Beef and Vegetable Stew
Serves 6 to 8
2 tablespoons vegetable oil
2 pounds beef stew meat (or chuck roast), cut into 2-inch cubes
3 tablespoons flour
Salt and pepper to taste
1 (15-ounce) can beef broth
1 yellow onion, peeled and quartered
2 sweet potatoes
4 medium potatoes
2 to 3 carrots
2 to 3 stalks celery
Heat a Dutch oven (or large, deep saucepan) on medium-high, add oil and stew meat. Brown the beef on all sides. Add onion and cook for 2 to 3 minutes, stirring occasionally. Reduce heat to medium, add flour, salt and pepper and stir, cooking for 1 minute. Add beef broth plus 1 1/2 cups water. Reduce heat to low, cover, and allow beef and onion to simmer in broth for 1 1/2 to 2 hours, until meat is tender. While beef is cooking, peel and chop vegetables into 1- to 2-inch pieces, reserve. (Optional: Roast the sweet potatoes, whole and unpeeled, in a 400°F oven for 40 minutes to slightly caramelize and bring out the flavor. Allow to cool slightly, peel and chop as directed above.) When beef is tender, add reserved chopped vegetables and allow stew to simmer for an additional 30 minutes, or until vegetables are tender and reach the desired doneness.

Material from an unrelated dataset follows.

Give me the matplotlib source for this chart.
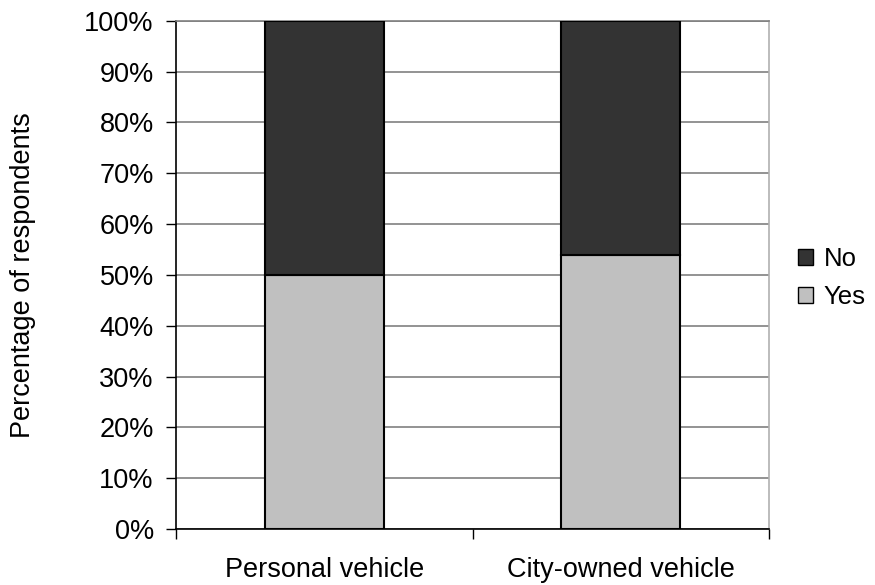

Notes: When adding vegetables, adjust liquid as needed, adding water to just cover meat and vegetables. When stew is done, remove meat and vegetables to a platter, raise heat to medium-high, and thicken the broth for gravy, if desired. For gravy: Combine 1/4 cup flour with 1/2 cup water in a covered container. Shake to mix thoroughly. Add flour/water mixture to simmering stew broth, stirring to make gravy.
This is the type of dish that always seems better the second day! Refrigerate leftovers, and within a day or two, reheat on the stove or in the microwave for several dinners of delicious beef stew.
This is also a dish that works well in the electric slow cooker. Add all ingredients, except vegetables, and cook on high for 2 to 3 hours. Turn slow cooker to low and simmer until the meat is tender. Add vegetables an hour or two before serving. Beef stew is perfect for slow cooking all day.